Problem
Extract the lines from the start through the line that holds "var height = 406;", both included, omitting all images.

******************************

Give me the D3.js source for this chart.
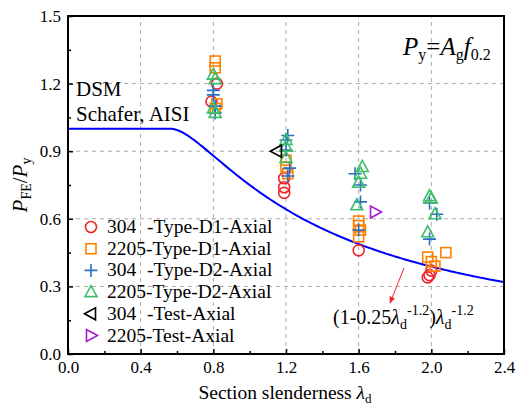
<!DOCTYPE html>
<html>
  <head>
    <meta charset="utf-8">
    <title>DSM distortional comparison</title>
    <script src="https://d3js.org/d3.v7.min.js"></script>
  </head>
  <style>
    body { margin: 0; background: #fff; }
    svg { font-family: "Liberation Serif", "Times New Roman", serif; }
    .grid line { stroke: #aaa; stroke-dasharray: 4,4; stroke-width: 1; }
    .mark { fill: none; stroke-width: 1.6; }
  </style>
  <body>
    <script type="text/javascript">
        var width = 520;
        var height = 406;

        // tick values
        const xTicks = [0.0, 0.4, 0.8, 1.2, 1.6, 2.0, 2.4];
        const yTicks = [0.0, 0.3, 0.6, 0.9, 1.2, 1.5];

        // [lambda_d, P_FE/P_y]
        const d1_304 = [[0.79, 1.12], [0.82, 1.20], [1.19, 0.78], [1.19, 0.74], [1.19, 0.715],
                        [1.60, 0.46], [1.98, 0.34], [1.99, 0.35], [2.00, 0.37]];
        const d1_2205 = [[0.81, 1.30], [0.81, 1.27], [0.82, 1.11], [0.81, 1.09],
                         [1.20, 0.86], [1.20, 0.83], [1.21, 0.80],
                         [1.60, 0.59], [1.60, 0.57], [1.61, 0.55], [1.60, 0.52],
                         [1.98, 0.43], [2.00, 0.41], [2.02, 0.39], [2.08, 0.45]];
        const d2_304 = [[0.80, 1.17], [0.80, 1.15], [0.81, 1.10], [0.81, 1.07],
                        [1.21, 0.97], [1.20, 0.95], [1.20, 0.905], [1.22, 0.825], [1.21, 0.79],
                        [1.58, 0.80], [1.61, 0.75], [1.61, 0.675], [1.60, 0.55],
                        [1.99, 0.67], [2.03, 0.62], [1.99, 0.51]];
        const d2_2205 = [[0.80, 1.24], [0.81, 1.22], [0.80, 1.09], [0.81, 1.07],
                         [1.20, 0.95], [1.20, 0.92], [1.20, 0.87],
                         [1.62, 0.83], [1.61, 0.80], [1.60, 0.76], [1.59, 0.66],
                         [1.99, 0.70], [2.00, 0.69], [2.02, 0.62], [1.98, 0.54]];
        const test_304 = [[1.15, 0.90]];
        const test_2205 = [[1.69, 0.63]];

        const seriesNames = ["304", "2205", "304", "2205", "304", "2205"];
        const seriesSuffix = ["-Type-D1-Axial", "-Type-D1-Axial", "-Type-D2-Axial",
                              "-Type-D2-Axial", "-Test-Axial", "-Test-Axial"];
        const seriesData = [d1_304, d1_2205, d2_304, d2_2205, test_304, test_2205];
        const seriesShape = ["circle", "square", "plus", "up", "left", "right"];
        const seriesColor = ["#f0242a", "#ff8000", "#2a6fc4", "#3dbf6a", "#000000", "#a81ad0"];

        // DSM distortional strength curve
        function dsm(l) {
          if (l <= 0.561) return 1.0;
          const r = Math.pow(l, -1.2);
          return (1 - 0.25 * r) * r;
        }

        const margin = {left: 68, right: 16, top: 16, bottom: 52};
        const x = d3.scaleLinear().domain([0, 2.4]).range([margin.left, width - margin.right]);
        const y = d3.scaleLinear().domain([0, 1.5]).range([height - margin.bottom, margin.top]);

        const svg = d3.select('body').append('svg').attr('width', width).attr('height', height);

        // grid
        const grid = svg.append('g').attr('class', 'grid');
        grid.selectAll('.gx').data(xTicks.slice(1, -1)).enter().append('line')
          .attr('x1', d => x(d)).attr('x2', d => x(d)).attr('y1', y(0)).attr('y2', y(1.5));
        grid.selectAll('.gy').data(yTicks.slice(1, -1)).enter().append('line')
          .attr('y1', d => y(d)).attr('y2', d => y(d)).attr('x1', x(0)).attr('x2', x(2.4));

        // axes
        const xAxis = svg.append('g').attr('transform', `translate(0,${y(0)})`)
          .call(d3.axisBottom(x).tickValues(xTicks).tickFormat(d3.format('.1f')).tickSizeInner(-5).tickSizeOuter(0).tickPadding(7));
        const xMinor = svg.append('g').attr('transform', `translate(0,${y(0)})`)
          .call(d3.axisBottom(x).tickValues(d3.range(0.2, 2.4, 0.4)).tickFormat('').tickSizeInner(-3).tickSizeOuter(0));
        const yAxis = svg.append('g').attr('transform', `translate(${x(0)},0)`)
          .call(d3.axisLeft(y).tickValues(yTicks).tickFormat(d3.format('.1f')).tickSizeInner(-5).tickSizeOuter(0).tickPadding(7));
        const yMinor = svg.append('g').attr('transform', `translate(${x(0)},0)`)
          .call(d3.axisLeft(y).tickValues(d3.range(0.15, 1.5, 0.3)).tickFormat('').tickSizeInner(-3).tickSizeOuter(0));
        [xAxis, xMinor, yAxis, yMinor].forEach(g => {
          g.select('.domain').remove();
          g.selectAll('line').attr('stroke', '#000').attr('stroke-width', 1.5);
          g.selectAll('text').attr('font-size', 17).attr('font-family', '"Liberation Serif", serif').attr('fill', '#000');
        });

        // DSM curve
        const curvePts = d3.range(0, 2.4001, 0.01).map(l => [l, dsm(l)]);
        svg.append('path').datum(curvePts)
          .attr('fill', 'none').attr('stroke', '#0000ff').attr('stroke-width', 2)
          .attr('d', d3.line().x(d => x(d[0])).y(d => y(d[1])));

        // markers
        function drawMark(g, shape, cx, cy, color) {
          if (shape === 'circle') {
            g.append('circle').attr('class', 'mark').attr('cx', cx).attr('cy', cy).attr('r', 5.5).attr('stroke', color);
          } else if (shape === 'square') {
            g.append('rect').attr('class', 'mark').attr('x', cx - 5).attr('y', cy - 5).attr('width', 10).attr('height', 10).attr('stroke', color);
          } else if (shape === 'plus') {
            g.append('path').attr('class', 'mark').attr('stroke', color)
              .attr('d', `M${cx - 6.5},${cy}H${cx + 6.5}M${cx},${cy - 6.5}V${cy + 6.5}`);
          } else {
            const tri = {up: [[0, -6.5], [6, 4.5], [-6, 4.5]], left: [[-6.5, 0], [4.5, -6], [4.5, 6]], right: [[6.5, 0], [-4.5, -6], [-4.5, 6]]}[shape];
            g.append('path').attr('class', 'mark').attr('stroke', color)
              .attr('d', 'M' + tri.map(p => `${cx + p[0]},${cy + p[1]}`).join('L') + 'Z');
          }
        }
        const gMarks = svg.append('g');
        seriesData.forEach((data, i) => {
          data.forEach(d => drawMark(gMarks, seriesShape[i], x(d[0]), y(d[1]), seriesColor[i]));
        });

        // frame
        svg.append('rect').attr('x', x(0)).attr('y', y(1.5)).attr('width', x(2.4) - x(0)).attr('height', y(0) - y(1.5))
          .attr('fill', 'none').attr('stroke', '#000').attr('stroke-width', 2);

        // legend
        const gLeg = svg.append('g').attr('font-size', 19.5);
        seriesNames.forEach((n, i) => {
          const ly = 227 + i * 21.7;
          drawMark(gLeg, seriesShape[i], 91, ly, seriesColor[i]);
          gLeg.append('text').attr('x', 107).attr('y', ly + 6).text(n);
          gLeg.append('text').attr('x', n === '304' ? 147 : 146).attr('y', ly + 6).text(seriesSuffix[i]);
        });

        // annotations
        svg.append('text').attr('x', 76).attr('y', 96).attr('font-size', 21).text('DSM');
        svg.append('text').attr('x', 76).attr('y', 121).attr('font-size', 21).text('Schafer, AISI');

        const py = svg.append('text').attr('x', 403).attr('y', 55).attr('font-size', 25);
        py.append('tspan').attr('font-style', 'italic').text('P');
        py.append('tspan').attr('font-size', 16).attr('dy', 5).text('y');
        py.append('tspan').attr('dy', -5).text('=');
        py.append('tspan').attr('font-style', 'italic').text('A');
        py.append('tspan').attr('font-size', 16).attr('dy', 5).text('g');
        py.append('tspan').attr('font-style', 'italic').attr('dy', -5).text('f');
        py.append('tspan').attr('font-size', 16).attr('dy', 5).text('0.2');

        const fm = svg.append('text').attr('x', 333).attr('y', 324).attr('font-size', 20);
        fm.append('tspan').text('(1-0.25');
        fm.append('tspan').attr('font-style', 'italic').text('λ');
        fm.append('tspan').attr('font-size', 14).attr('dy', 5).text('d');
        fm.append('tspan').attr('font-size', 14).attr('dy', -14).text('-1.2');
        fm.append('tspan').attr('dy', 9).text(')');
        fm.append('tspan').attr('font-style', 'italic').text('λ');
        fm.append('tspan').attr('font-size', 14).attr('dy', 5).text('d');
        fm.append('tspan').attr('font-size', 14).attr('dy', -14).text('-1.2');

        svg.append('defs').append('marker').attr('id', 'ah').attr('viewBox', '0 0 10 10')
          .attr('refX', 9).attr('refY', 5).attr('markerWidth', 7).attr('markerHeight', 7).attr('orient', 'auto')
          .append('path').attr('d', 'M0,1L10,5L0,9Z').attr('fill', '#f0242a');
        svg.append('line').attr('x1', 404).attr('y1', 268).attr('x2', 390).attr('y2', 303)
          .attr('stroke', '#f0242a').attr('stroke-width', 1).attr('marker-end', 'url(#ah)');

        // axis titles
        const xl = svg.append('text').attr('x', 285).attr('y', 399).attr('text-anchor', 'middle').attr('font-size', 19.5);
        xl.append('tspan').text('Section slenderness ');
        xl.append('tspan').attr('font-style', 'italic').text('λ');
        xl.append('tspan').attr('font-size', 13).attr('dy', 4).text('d');

        const yl = svg.append('text').attr('transform', `translate(27,${y(0.75)}) rotate(-90)`).attr('text-anchor', 'middle').attr('font-size', 21);
        yl.append('tspan').attr('font-style', 'italic').text('P');
        yl.append('tspan').attr('font-size', 14).attr('dy', 4).text('FE');
        yl.append('tspan').attr('dy', -4).text('/');
        yl.append('tspan').attr('font-style', 'italic').text('P');
        yl.append('tspan').attr('font-size', 14).attr('dy', 4).text('y');
    </script>
  </body>
</html>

******************************

Solution to this task
Give me the D3.js source for this chart.
<!DOCTYPE html>
<html>
  <head>
    <meta charset="utf-8">
    <title>DSM distortional comparison</title>
    <script src="https://d3js.org/d3.v7.min.js"></script>
  </head>
  <style>
    body { margin: 0; background: #fff; }
    svg { font-family: "Liberation Serif", "Times New Roman", serif; }
    .grid line { stroke: #aaa; stroke-dasharray: 4,4; stroke-width: 1; }
    .mark { fill: none; stroke-width: 1.6; }
  </style>
  <body>
    <script type="text/javascript">
        var width = 520;
        var height = 406;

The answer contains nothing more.